PR1P is a 12-amino-acid peptide derived from Prominin-1 that stabilises and boosts VEGF (vascular endothelial growth factor) signalling. In preclinical mouse models it reduced alveolar cell death in emphysema and, separately, reduced neutrophil-driven lung inflammation in acute lung injury.
- 12-amino-acid peptide derived from a VEGF-binding region of Prominin-1, designed to bind VEGF and boost its receptor signalling.
- Protects VEGF from degradation by inflammatory proteases (elastase, plasmin), preventing formation of pro-inflammatory VEGF fragments.
- In mouse emphysema models, inhaled PR1P reduced alveolar epithelial apoptosis and elastase-driven tissue destruction.
- Separately reduced neutrophil migration and inflammatory cytokines in murine acute lung injury models (LPS, bleomycin and acid-induced).
- Preclinical only — no human trials conducted; not manufactured or sold as a research or clinical compound.
What is PR1P?
PR1P (Prominin-1-Derived Peptide) is a synthetic 12-amino-acid peptide engineered from a VEGF-binding region on the second extracellular domain of Prominin-1, a five-transmembrane glycoprotein with angiogenic properties. It was designed by researchers to bind vascular endothelial growth factor (VEGF) directly and increase its binding to VEGF receptor-2 (VEGFR2) on endothelial and epithelial cells, amplifying a survival signalling pathway that is disrupted in several lung diseases.
How does it work?
Emphysema and related lung diseases are associated with dysregulated VEGF signalling and increased programmed cell death (apoptosis) of the cells lining the alveoli. PR1P binds VEGF within its heparin-binding domain, which does two things: it increases VEGF's binding to VEGFR2 (upregulating the survival signal), and it physically shields VEGF from being cut apart by inflammatory proteases such as elastase and plasmin. That second effect matters because the resulting VEGF fragments are themselves pro-inflammatory — they act as chemical signals that draw neutrophils into the lung, so protecting VEGF from fragmentation also reduces neutrophil-driven inflammation.
What does the research show?
In cultured human bronchial and alveolar epithelial cells, PR1P reduced cigarette-smoke-extract-induced apoptosis. In elastase-induced mouse models of emphysema, inhaled PR1P reduced alveolar destruction and improved measures of lung tissue integrity. In a separate line of experiments, inhaled PR1P reduced neutrophil migration into the airways and lowered inflammatory cytokines (TNF-α, IL-1β, IL-6) across three different murine acute-lung-injury models (LPS, bleomycin, and acid-induced injury). All of this evidence is preclinical — cell culture and animal models — and no human trials of PR1P have been reported.

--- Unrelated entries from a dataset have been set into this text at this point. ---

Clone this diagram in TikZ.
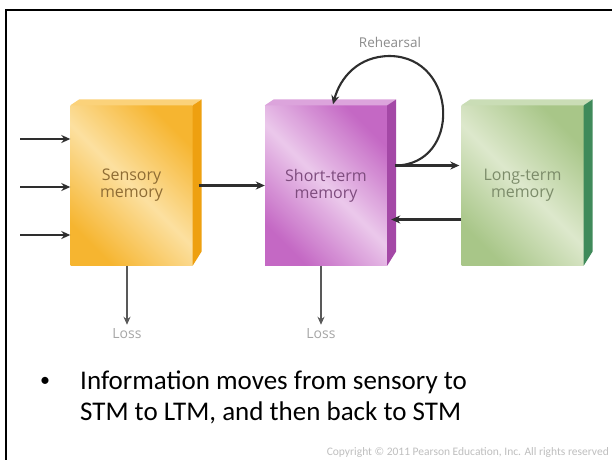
\documentclass[tikz,border=0pt]{standalone}
\usepackage{fontspec}
\setmainfont{Carlito}
\newfontfamily\boxfont{Open Sans}
\usetikzlibrary{arrows.meta}
\definecolor{orbase}{HTML}{F6B530}
\definecolor{orlight}{HTML}{FCE0A0}
\definecolor{orside}{HTML}{EEA010}
\definecolor{ortop}{HTML}{FBD27A}
\definecolor{orlabel}{HTML}{8E6C34}
\definecolor{pubase}{HTML}{C468C4}
\definecolor{pulight}{HTML}{EBC8EB}
\definecolor{puside}{HTML}{A448A6}
\definecolor{putop}{HTML}{DCA4DC}
\definecolor{pulabel}{HTML}{7E4C7E}
\definecolor{grbase}{HTML}{A8C688}
\definecolor{grlight}{HTML}{DDE8CC}
\definecolor{grside}{HTML}{3F8A5A}
\definecolor{grtop}{HTML}{CADDB6}
\definecolor{grlabel}{HTML}{7C8C6A}
\definecolor{arrcol}{HTML}{2E2E2E}
\begin{document}
\begin{tikzpicture}[x=1pt,y=-1pt,
  memfront/.style={minimum width=122pt, minimum height=160pt, inner sep=0pt,
     align=center, font=\boxfont\fontsize{16}{17}\selectfont},
  arr/.style={-{Stealth[length=9pt,width=8pt]}, line width=2.1pt, draw=arrcol},
  lossarr/.style={-{Stealth[length=8pt,width=7pt]}, line width=1.8pt, draw=black!65},
  graylabel/.style={font=\boxfont\fontsize{13.5}{15}\selectfont, text=black!45, inner sep=1pt},
  losslabel/.style={font=\boxfont\fontsize{14}{15}\selectfont, text=black!35, inner sep=1pt}]
\useasboundingbox (0,0) rectangle (612,459);
\fill[white] (0,0) rectangle (612,459);
% frame
\draw[line width=2.2pt, line cap=rect] (6,460) -- (6,10) -- (613,10);

% sensory memory
\node[memfront, left color=orbase, right color=orbase, middle color=orlight, shading angle=135, text=orlabel] (sm) at (131.5,185.5) {Sensory\\memory};
\fill[ortop] (sm.north west) -- ++(9,-6) -- ++(122,0) -- (sm.north east) -- cycle;
\fill[orside] (sm.north east) -- ++(9,-6) -- ++(0,152) -- (sm.south east) -- cycle;

% short-term memory
\node[memfront, left color=pubase, right color=pubase, middle color=pulight, shading angle=135, text=pulabel] (stm) at (326,185.5) {Short-term\\memory};
\fill[putop] (stm.north west) -- ++(9,-6) -- ++(122,0) -- (stm.north east) -- cycle;
\fill[puside] (stm.north east) -- ++(9,-6) -- ++(0,152) -- (stm.south east) -- cycle;

% long-term memory
\node[memfront, left color=grbase, right color=grbase, middle color=grlight, shading angle=135, text=grlabel] (ltm) at (522.5,185.5) {Long-term\\memory};
\fill[grtop] (ltm.north west) -- ++(9,-6) -- ++(122,0) -- (ltm.north east) -- cycle;
\fill[grside] (ltm.north east) -- ++(9,-6) -- ++(0,152) -- (ltm.south east) -- cycle;

% inputs
\coordinate (in1) at (20,139);
\coordinate (in2) at (20,187);
\coordinate (in3) at (20,235);
\draw[arr] (in1) -- (in1 -| sm.west);
\draw[arr] (in2) -- (in2 -| sm.west);
\draw[arr] (in3) -- (in3 -| sm.west);

% flows
\draw[arr] ([shift={(6,0)}]sm.east) -- (stm.west);
\draw[arr] ([shift={(8,-20)}]stm.east) -- ([shift={(-2,-20)}]ltm.west);
\draw[arr] ([shift={(0,34)}]ltm.west) -- ([shift={(4,34)}]stm.east);

% rehearsal
\node[graylabel] (reh) at (390,42) {Rehearsal};
\draw[arr] ([shift={(8,-20)}]stm.east) .. controls (462,165) and (458,57) .. (390,56) .. controls (358,56) and (340,78) .. ([shift={(7,-1)}]stm.north);

% loss
\node[losslabel] (l1) at (127,334) {Loss};
\node[losslabel] (l2) at (321,334) {Loss};
\draw[lossarr] ([shift={(-4.5,0)}]sm.south) -- ([shift={(0,-3)}]l1.north);
\draw[lossarr] ([shift={(-5,0)}]stm.south) -- ([shift={(0,-3)}]l2.north);

% bullet text
\node[font=\fontsize{20}{24}\selectfont, inner sep=0pt] (bul) at (45,382) {•};
\node[anchor=west, align=left, font=\fontsize{27}{31}\selectfont, inner sep=0pt] (txt) at (80,397) {Information moves from sensory to\\STM to LTM, and then back to STM};

% copyright
\node[anchor=base east, font=\fontsize{11.5}{13}\selectfont, text=black!25, inner sep=0pt] (copy) at (609,455) {Copyright © 2011 Pearson Education, Inc. All rights reserved};
\end{tikzpicture}
\end{document}
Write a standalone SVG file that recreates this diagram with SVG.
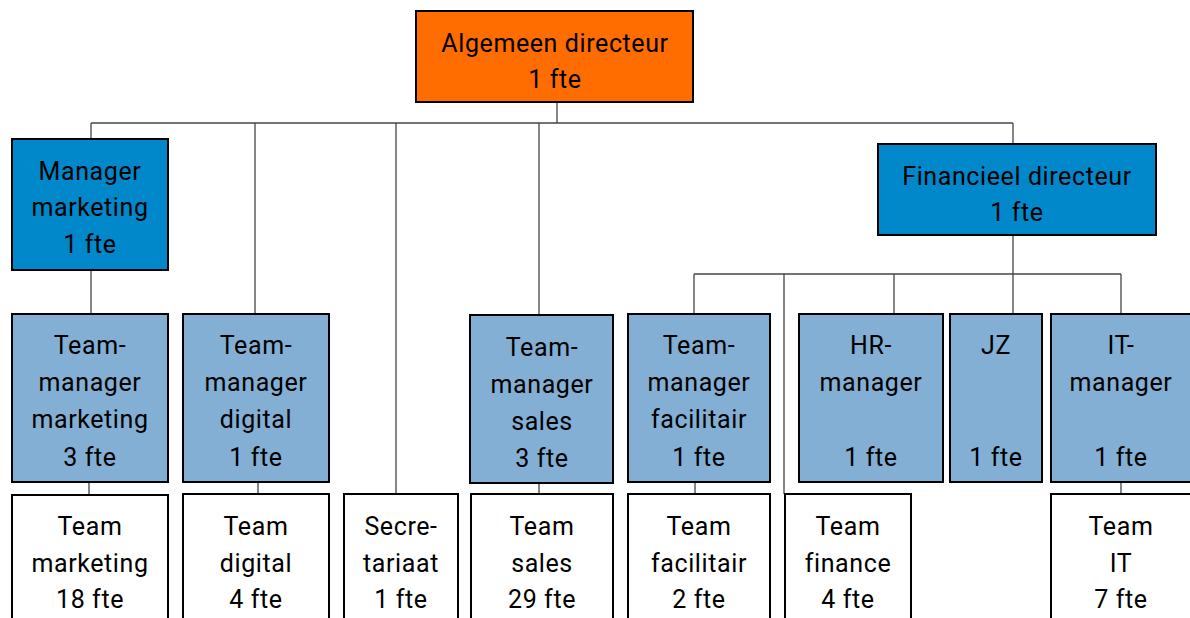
<svg xmlns="http://www.w3.org/2000/svg" width="1190" height="618" viewBox="0 0 1190 618">
<style>
.box{stroke:#000;stroke-width:2}
.top{fill:#FF6D00}
.mgr{fill:#0088CB}
.tm{fill:#82AFD3}
.team{fill:#fff}
.conn line{stroke:#444;stroke-width:1.3}
text{font-family:Roboto,"Liberation Sans",sans-serif;font-size:25px;letter-spacing:0.6px;fill:#000;text-anchor:middle}
</style>
<rect width="1190" height="618" fill="#fff"/>
<g id="connectors" class="conn">
<line x1="557" y1="102" x2="557" y2="123"/>
<line x1="91" y1="123" x2="1013" y2="123"/>
<line x1="91" y1="123" x2="91" y2="139"/>
<line x1="255" y1="123" x2="255" y2="314"/>
<line x1="396" y1="123" x2="396" y2="494"/>
<line x1="539" y1="123" x2="539" y2="315"/>
<line x1="1013" y1="123" x2="1013" y2="144"/>
<line x1="91" y1="270" x2="91" y2="314"/>
<line x1="1013" y1="235" x2="1013" y2="314"/>
<line x1="694" y1="274" x2="1121" y2="274"/>
<line x1="694" y1="274" x2="694" y2="314"/>
<line x1="784" y1="274" x2="784" y2="494"/>
<line x1="894" y1="274" x2="894" y2="314"/>
<line x1="1121" y1="274" x2="1121" y2="314"/>
<line x1="89" y1="482" x2="89" y2="495"/>
<line x1="258" y1="482" x2="258" y2="494"/>
<line x1="539" y1="483" x2="539" y2="494"/>
<line x1="695" y1="482" x2="695" y2="494"/>
<line x1="1121" y1="482" x2="1121" y2="494"/>
</g>
<g id="algemeen-directeur">
<rect class="box top" x="416" y="11" width="277" height="91"/>
<text x="555" y="52">Algemeen directeur</text>
<text x="555" y="88">1 fte</text>
</g>
<g id="manager-marketing">
<rect class="box mgr" x="12" y="139" width="156" height="131"/>
<text x="90" y="180">Manager</text>
<text x="90" y="216">marketing</text>
<text x="90" y="253">1 fte</text>
</g>
<g id="financieel-directeur">
<rect class="box mgr" x="878" y="144" width="278" height="91"/>
<text x="1017" y="185">Financieel directeur</text>
<text x="1017" y="221">1 fte</text>
</g>
<g id="tm-marketing">
<rect class="box tm" x="12" y="314" width="156" height="168"/>
<text x="90" y="354">Team-</text>
<text x="90" y="391">manager</text>
<text x="90" y="428">marketing</text>
<text x="90" y="466">3 fte</text>
</g>
<g id="tm-digital">
<rect class="box tm" x="183" y="314" width="146" height="168"/>
<text x="256" y="354">Team-</text>
<text x="256" y="391">manager</text>
<text x="256" y="428">digital</text>
<text x="256" y="466">1 fte</text>
</g>
<g id="tm-sales">
<rect class="box tm" x="470" y="315" width="143" height="168"/>
<text x="542" y="356">Team-</text>
<text x="542" y="393">manager</text>
<text x="542" y="430">sales</text>
<text x="542" y="467">3 fte</text>
</g>
<g id="tm-facilitair">
<rect class="box tm" x="628" y="314" width="142" height="168"/>
<text x="699" y="354">Team-</text>
<text x="699" y="391">manager</text>
<text x="699" y="428">facilitair</text>
<text x="699" y="466">1 fte</text>
</g>
<g id="hr-manager">
<rect class="box tm" x="799" y="314" width="144" height="168"/>
<text x="871" y="354">HR-</text>
<text x="871" y="391">manager</text>
<text x="871" y="466">1 fte</text>
</g>
<g id="jz">
<rect class="box tm" x="950" y="314" width="92" height="168"/>
<text x="996" y="354">JZ</text>
<text x="996" y="466">1 fte</text>
</g>
<g id="it-manager">
<rect class="box tm" x="1051" y="314" width="150" height="168"/>
<text x="1121" y="354">IT-</text>
<text x="1121" y="391">manager</text>
<text x="1121" y="466">1 fte</text>
</g>
<g id="team-marketing">
<rect class="box team" x="12" y="495" width="156" height="140"/>
<text x="90" y="535">Team</text>
<text x="90" y="572">marketing</text>
<text x="90" y="608">18 fte</text>
</g>
<g id="team-digital">
<rect class="box team" x="183" y="494" width="146" height="140"/>
<text x="256" y="535">Team</text>
<text x="256" y="572">digital</text>
<text x="256" y="608">4 fte</text>
</g>
<g id="secretariaat">
<rect class="box team" x="344" y="494" width="114" height="140"/>
<text x="401" y="535">Secre-</text>
<text x="401" y="572">tariaat</text>
<text x="401" y="608">1 fte</text>
</g>
<g id="team-sales">
<rect class="box team" x="471" y="494" width="142" height="140"/>
<text x="542" y="535">Team</text>
<text x="542" y="572">sales</text>
<text x="542" y="608">29 fte</text>
</g>
<g id="team-facilitair">
<rect class="box team" x="628" y="494" width="142" height="140"/>
<text x="699" y="535">Team</text>
<text x="699" y="572">facilitair</text>
<text x="699" y="608">2 fte</text>
</g>
<g id="team-finance">
<rect class="box team" x="785" y="494" width="126" height="140"/>
<text x="848" y="535">Team</text>
<text x="848" y="572">finance</text>
<text x="848" y="608">4 fte</text>
</g>
<g id="team-it">
<rect class="box team" x="1051" y="494" width="150" height="140"/>
<text x="1121" y="535">Team</text>
<text x="1121" y="572">IT</text>
<text x="1121" y="608">7 fte</text>
</g>
</svg>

Is PR1P available for research or purchase?
No. PR1P remains an academic research tool rather than a commercial or clinical compound. It has no assigned CAS number, is not produced by peptide manufacturers, and there is no legitimate supply chain — EU or otherwise — offering it for sale. PeptideCompare documents it here because the underlying VEGF-stabilisation mechanism is a notable direction in lung-disease research, not because it can be sourced.